Coffee, Tea or Polishing Slurry?

Two UA engineering grads and a UA engineering professor have developed an environmentally friendly polishing/lapping slurry that could save millions for computer hard-drive manufacturers. They are (from left) Materials Science and Engineering (MSE) alum Don Zipperian (Pace Technologies), MSE alum John Lombardi (Ventana Research Corp.) and MSE Professor Srini Raghavan. (Photo by Erica von Koerber, Evon Photography)

The same stuff that stains your coffee mug could reduce pollution in the computer hard-drive industry, while saving drive makers millions of dollars in manufacturing costs.

The compound is derived from the tannin phytochemicals commonly found in plants. Green tea has a lot of them.

John Lombardi, president of Tucson-based Ventana Research Corp. combined phytochemicals from green-tea extract, synthetic proteins and an abrasive to produce a lapping slurry that is three to four times faster at polishing magneto-resistive heads than the ones currently in use. An added bonus — one that could save millions of dollars for hard-drive manufacturers — is that it’s also environmentally friendly, unlike many of the solvent-based slurries now used.

Lombardi, who earned his master’s (1994) and Ph.D. (1996) degrees from UA in Materials Science and Engineering (MSE), admitted that green tea isn’t intuitively obvious as a key ingredient in lapping slurries. He made the link after looking at the compounds that allow barnacles to cling tenaciously to ship hulls. These compounds have a chemical structure that is similar to that found in tannin phytochemicals. “This led me to start looking at various tannin phytochemical compounds as a general class of chemicals,” he said.

“There are probably thousands of these chemicals in nature,” Lombardi added. “We’re using green tea because it has a high percentage of phytochemicals.”

UA MSE Professor Srini Raghavan has been working with Lombardi to test the green-tea compound as a slurry additive and is conducting basic science experiments to find out why it works so well.

A third team member, Don Zipperian, of Pace Technologies, is providing the industry perspective by determining precisely which slurry attributes are most valuable to hard-drive manufacturers. He also will be heavily involved in marketing the Ventana slurry. Pace Technologies is a Tucson-based company that sells products for micro-surface finishing.

The ceramic debris particles scrubbed away during hard-drive head polishing are submicron-size (less than a millionth of a meter in diameter) and cling to the surface, making them difficult to remove. Tannin phytochemicals have a strong affinity for these tiny particles, tightly bind to them and give them an electrostatic charge, which causes the particles to be repelled from other particles and the head surface. This makes them float so they can be easily washed away with water.

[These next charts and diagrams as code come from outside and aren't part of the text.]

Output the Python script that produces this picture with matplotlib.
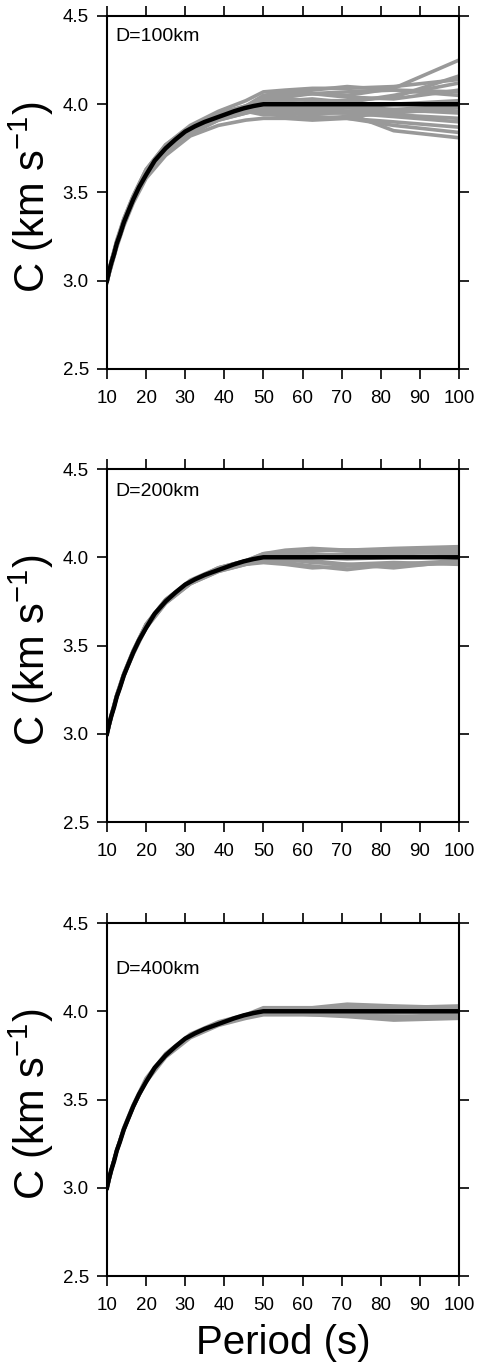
import numpy as np
import matplotlib
matplotlib.use("Agg")
import matplotlib.pyplot as plt

plt.rcParams['font.family'] = ['Liberation Sans', 'DejaVu Sans']
plt.rcParams['mathtext.default'] = 'regular'

# reference model (black)
ref_period = [10, 10.5, 11.1, 11.8, 12.5, 13.3, 14.3, 15.4, 16.7, 18.2, 20, 22.2,
              25, 27.5, 30, 32.5, 35, 37.5, 40, 42.5, 45, 47.5, 50, 100]
ref_c = [3.00, 3.05, 3.10, 3.15, 3.21, 3.26, 3.33, 3.39, 3.46, 3.53, 3.60, 3.68,
         3.75, 3.80, 3.845, 3.875, 3.90, 3.92, 3.94, 3.96, 3.977, 3.99, 4.00, 4.00]

# periods of the gray (inverted) curves
period = [10, 11.1, 12.5, 14.3, 16.7, 20, 25, 31.3, 38.5, 45.5, 50, 55.6, 62.5, 71.4, 83.3, 100]

# D = 100 km
c_100 = [
    [3.00, 3.11, 3.22, 3.35, 3.48, 3.63, 3.77, 3.88, 3.96, 4.02, 4.07, 4.08, 4.09, 4.09, 4.10, 4.14],
    [2.99, 3.09, 3.20, 3.32, 3.45, 3.60, 3.73, 3.84, 3.91, 3.95, 3.98, 3.97, 3.96, 3.95, 3.93, 3.90],
    [3.00, 3.10, 3.21, 3.34, 3.47, 3.62, 3.76, 3.87, 3.95, 3.99, 4.03, 4.05, 4.06, 4.05, 4.09, 4.25],
    [3.00, 3.08, 3.19, 3.31, 3.44, 3.58, 3.71, 3.82, 3.88, 3.91, 3.92, 3.92, 3.91, 3.92, 3.90, 3.87],
    [3.00, 3.10, 3.22, 3.34, 3.47, 3.62, 3.75, 3.86, 3.94, 3.99, 4.02, 4.04, 4.06, 4.07, 4.08, 4.07],
    [3.00, 3.11, 3.21, 3.33, 3.46, 3.61, 3.74, 3.85, 3.92, 3.96, 3.96, 3.95, 3.94, 3.96, 3.97, 3.99],
    [3.00, 3.10, 3.20, 3.32, 3.45, 3.60, 3.74, 3.85, 3.93, 3.97, 4.00, 4.02, 4.03, 4.01, 4.05, 4.12],
    [2.99, 3.09, 3.20, 3.33, 3.46, 3.60, 3.73, 3.83, 3.91, 3.95, 3.97, 3.96, 3.93, 3.92, 3.88, 3.84],
    [3.00, 3.11, 3.23, 3.35, 3.48, 3.63, 3.77, 3.87, 3.94, 3.98, 4.04, 4.06, 4.08, 4.10, 4.08, 4.05],
    [3.00, 3.10, 3.21, 3.32, 3.46, 3.61, 3.75, 3.86, 3.93, 3.96, 3.99, 3.98, 3.98, 3.96, 3.94, 3.92],
    [3.00, 3.10, 3.21, 3.34, 3.47, 3.62, 3.76, 3.87, 3.94, 3.98, 4.01, 3.99, 3.97, 3.98, 4.00, 4.02],
    [3.00, 3.09, 3.20, 3.32, 3.45, 3.60, 3.73, 3.84, 3.92, 3.96, 3.94, 3.94, 3.95, 3.95, 3.85, 3.81],
    [3.00, 3.10, 3.22, 3.34, 3.47, 3.62, 3.76, 3.87, 3.94, 3.99, 4.05, 4.07, 4.06, 4.04, 4.03, 4.08],
    [3.00, 3.10, 3.21, 3.33, 3.46, 3.61, 3.75, 3.86, 3.93, 3.97, 3.98, 3.97, 3.99, 3.99, 3.97, 3.95],
    [3.00, 3.10, 3.21, 3.33, 3.46, 3.61, 3.74, 3.85, 3.92, 3.96, 3.95, 3.93, 3.92, 3.93, 3.95, 3.98],
    [3.00, 3.11, 3.22, 3.34, 3.47, 3.62, 3.76, 3.86, 3.94, 3.98, 4.02, 4.03, 4.02, 4.02, 4.04, 4.16],
    [3.00, 3.10, 3.21, 3.33, 3.46, 3.61, 3.75, 3.86, 3.93, 3.97, 3.99, 4.01, 4.00, 3.98, 3.96, 3.96],
]

# D = 200 km
c_200 = [
    [3.00, 3.10, 3.22, 3.34, 3.47, 3.62, 3.76, 3.86, 3.94, 3.98, 4.02, 4.03, 4.04, 4.04, 4.04, 4.05],
    [3.00, 3.10, 3.21, 3.33, 3.46, 3.61, 3.75, 3.85, 3.92, 3.96, 3.98, 3.97, 3.95, 3.93, 3.96, 3.98],
    [3.00, 3.10, 3.21, 3.33, 3.46, 3.60, 3.74, 3.85, 3.93, 3.97, 3.99, 3.99, 3.97, 3.96, 3.97, 3.96],
    [3.00, 3.11, 3.22, 3.34, 3.47, 3.62, 3.76, 3.87, 3.94, 3.98, 4.01, 4.02, 4.04, 4.04, 4.03, 4.04],
    [3.00, 3.10, 3.21, 3.33, 3.46, 3.61, 3.75, 3.86, 3.93, 3.97, 4.00, 4.00, 4.01, 4.02, 4.03, 4.02],
    [3.00, 3.10, 3.21, 3.33, 3.45, 3.60, 3.74, 3.85, 3.92, 3.96, 3.97, 3.96, 3.94, 3.95, 3.95, 3.97],
    [3.00, 3.10, 3.21, 3.33, 3.46, 3.61, 3.75, 3.86, 3.93, 3.97, 4.01, 4.02, 4.00, 3.99, 4.00, 4.00],
    [3.00, 3.10, 3.22, 3.34, 3.47, 3.62, 3.76, 3.86, 3.94, 3.98, 4.02, 4.04, 4.05, 4.04, 4.05, 4.06],
    [3.00, 3.10, 3.21, 3.33, 3.46, 3.61, 3.75, 3.86, 3.93, 3.97, 3.99, 3.98, 3.98, 3.96, 3.94, 3.98],
    [3.00, 3.10, 3.21, 3.33, 3.46, 3.61, 3.75, 3.86, 3.93, 3.97, 4.00, 4.01, 4.02, 4.01, 4.02, 4.03],
]

# D = 400 km
c_400 = [
    [3.00, 3.10, 3.21, 3.34, 3.47, 3.62, 3.76, 3.87, 3.94, 3.98, 4.02, 4.02, 4.02, 4.04, 4.03, 4.02],
    [3.00, 3.10, 3.21, 3.33, 3.46, 3.60, 3.74, 3.85, 3.92, 3.96, 3.98, 3.98, 3.98, 3.97, 3.95, 3.96],
    [3.00, 3.10, 3.21, 3.33, 3.46, 3.61, 3.75, 3.86, 3.93, 3.97, 4.01, 4.01, 4.00, 4.03, 4.02, 4.03],
    [3.00, 3.10, 3.21, 3.33, 3.46, 3.61, 3.75, 3.86, 3.93, 3.97, 3.99, 3.99, 3.99, 3.99, 3.96, 3.97],
    [3.00, 3.10, 3.21, 3.33, 3.46, 3.61, 3.75, 3.86, 3.93, 3.97, 4.00, 4.00, 4.01, 4.02, 4.01, 4.01],
    [3.00, 3.10, 3.21, 3.33, 3.46, 3.61, 3.75, 3.86, 3.93, 3.97, 3.99, 3.99, 3.98, 3.98, 3.97, 3.98],
    [3.00, 3.10, 3.21, 3.33, 3.46, 3.61, 3.75, 3.86, 3.93, 3.97, 4.01, 4.00, 3.99, 3.99, 3.99, 4.00],
    [3.00, 3.10, 3.21, 3.33, 3.46, 3.61, 3.75, 3.86, 3.93, 3.97, 4.00, 4.01, 4.01, 4.00, 4.00, 3.99],
]

panels = [c_100, c_200, c_400]
labels = ["D=100km", "D=200km", "D=400km"]
label_y = [0.943, 0.937, 0.867]
xticks = [10, 20, 30, 40, 50, 60, 70, 80, 90, 100]
yticks = [2.5, 3.0, 3.5, 4.0, 4.5]

fig = plt.figure(figsize=(4.78, 13.65), dpi=100)
bottoms = [0.7297, 0.3978, 0.0652]

for i in range(3):
    ax = fig.add_axes([0.2238, bottoms[i], 0.7364, 0.2586])
    for c in panels[i]:
        ax.plot(period, c, color='#999999', lw=2.6, solid_joinstyle='round', zorder=2)
    ax.plot(ref_period, ref_c, color='black', lw=3.2, zorder=3)

    ax.set_xlim(10, 100)
    ax.set_ylim(2.5, 4.5)
    ax.set_xticks(xticks)
    ax.set_yticks(yticks)
    ax.set_yticklabels([f"{v:.1f}" for v in yticks])
    ax.tick_params(direction='out', length=7, width=1.2, top=True, right=True,
                   labeltop=False, labelright=False, labelsize=13.5)
    ax.tick_params(axis='x', pad=8)
    ax.tick_params(axis='y', pad=6)
    for s in ax.spines.values():
        s.set_linewidth(1.5)

    ax.text(0.023, label_y[i], labels[i], transform=ax.transAxes,
            ha='left', va='center', fontsize=14)
    ax.text(-0.215, 0.485, "C (km s$^{-1}$)", transform=ax.transAxes,
            rotation=90, ha='center', va='center', fontsize=30)

    if i == 2:
        ax.text(0.5, -0.19, "Period (s)", transform=ax.transAxes,
                ha='center', va='center', fontsize=29)

plt.savefig("out.png", dpi=100)
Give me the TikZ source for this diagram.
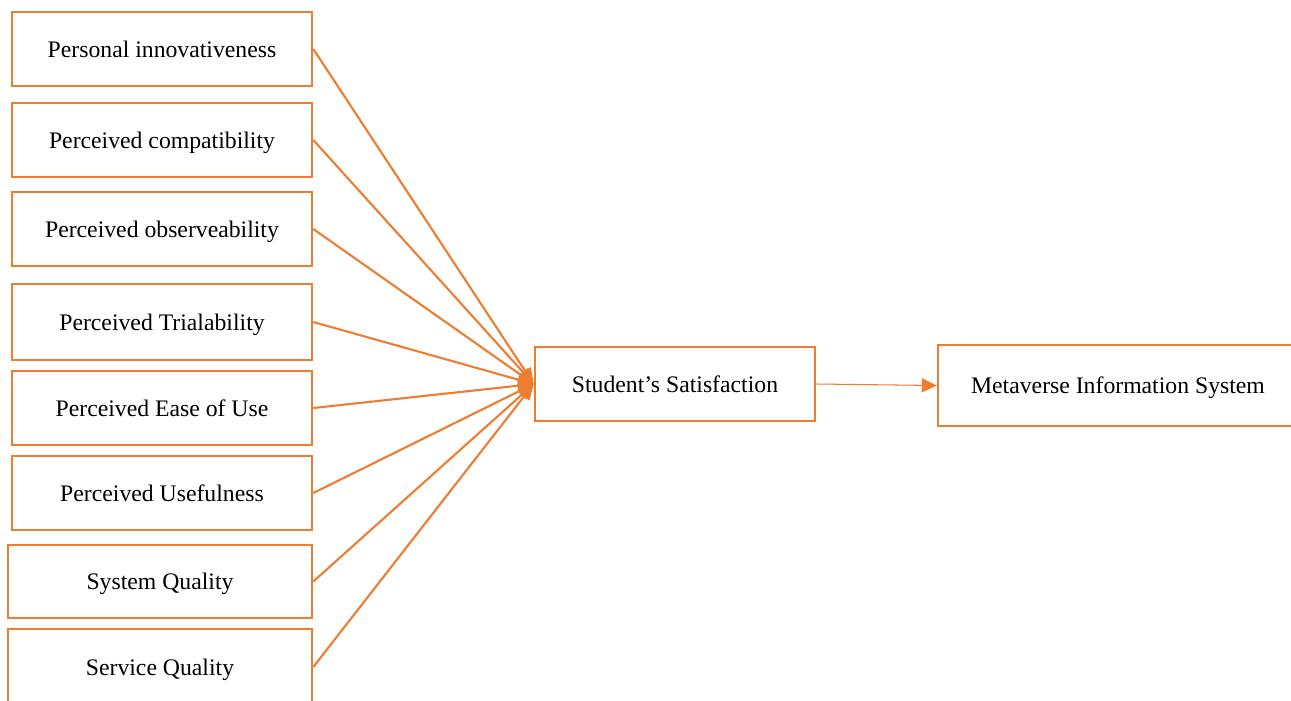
\documentclass[tikz,border=0pt]{standalone}
\usepackage{fontspec}
\setmainfont{Liberation Serif}
\usepackage{tikz}
\usetikzlibrary{arrows.meta}
\definecolor{boxorange}{HTML}{ED7D31}
\tikzset{
  factor/.style={draw=boxorange, line width=1.5pt, minimum width=6cm, minimum height=1.48cm, inner sep=0pt, text height=9.3pt, text depth=0pt},
  link/.style={draw=boxorange, line width=1.2pt, -{Triangle[length=9pt, width=7.5pt]}},
}
\begin{document}
\begin{tikzpicture}[x=0.02cm, y=-0.02cm, font=\fontsize{13.5}{16}\selectfont]
  \useasboundingbox (0,0) rectangle (1291,700);
  % antecedents
  \node[factor] (pinn) at (162,49) {Personal innovativeness};
  \node[factor] (pcom) at (162,140) {Perceived compatibility};
  \node[factor] (pobs) at (162,229) {Perceived observeability};
  \node[factor, minimum height=1.52cm] (ptri) at (162,322) {Perceived Trialability};
  \node[factor] (peou) at (162,408) {Perceived Ease of Use};
  \node[factor] (puse) at (162,493) {Perceived Usefulness};
  \node[factor, minimum width=6.08cm, minimum height=1.46cm] (sysq) at (160,581.5) {System Quality};
  \node[factor, minimum width=6.08cm, minimum height=1.52cm] (serq) at (160,667) {Service Quality};
  % outcome nodes
  \node[factor, minimum width=5.6cm] (sat) at (675,384) {Student’s Satisfaction};
  \node[factor, minimum width=7.2cm, minimum height=1.62cm] (meta) at (1118,385.5) {Metaverse Information System};
  % arrows
  \foreach \src in {pinn,pcom,pobs,ptri,peou,puse,sysq,serq}
    \draw[link] (\src.east) -- (sat.west);
  \draw[draw=boxorange, line width=0.6pt, -{Triangle[length=8.5pt, width=8pt]}] (sat.east) -- (meta.west);
\end{tikzpicture}
\end{document}
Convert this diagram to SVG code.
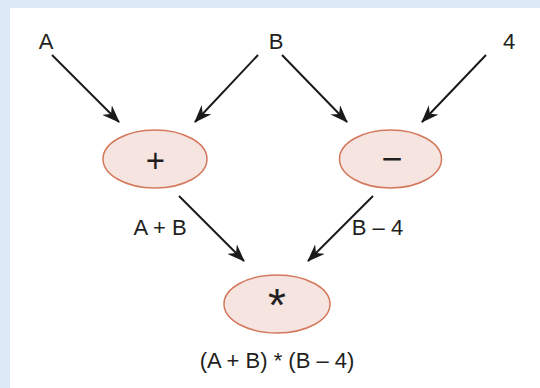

“The tannin phytochemicals play a dual role by increasing the polishing rate and enhancing the removal of particles produced by the polishing process,” Raghavan explained.

Lombardi noted that the computer industry produces more than 161 million hard drives annually, with read-write heads that must have no imperfections larger than 10 angstroms. That’s tiny. The average human hair has a diameter of about 75,000 angstroms.

Polishing with this kind of precision isn’t easy. Zipperian, who earned his Ph.D. from UA MSE in 1987, compared the polishing process to flying a 747 at full throttle a few inches off the ground. Zipperian is chief technical officer for Pace Technologies, whose customers include semiconductor, hard-drive, and fiber-optics manufacturers, as well as companies in the metallographic industry that test materials, including metals, ceramics and plastics.

He said hard-drive manufactures incur significant disposal costs from the industrial solvents currently used for polishing read-write heads.

“As far as we know, all the chemicals we’re using should be biodegradable,” Lombardi added. “Most of the chemicals and reactants we use are shipped in foil-lined bags and there are no materials-handling problems involved.” Switching to these biodegradable chemicals could save manufacturers millions of dollars in disposal costs.

Ventana Research Corp. formulates specialty compounds, and now is looking at other applications for tannin phytochemicals. Their high affinity for metals and ceramics could lead to applications in mining, cancer treatment, high performance adhesives, specialty coatings, removal of metal contaminants from water, and wastewater treatment.

Lombardi, Raghavan and Zipperian developed the lapping/polishing slurries through a National Science Foundation (NSF) Small Business Innovation Research (SBIR) grant.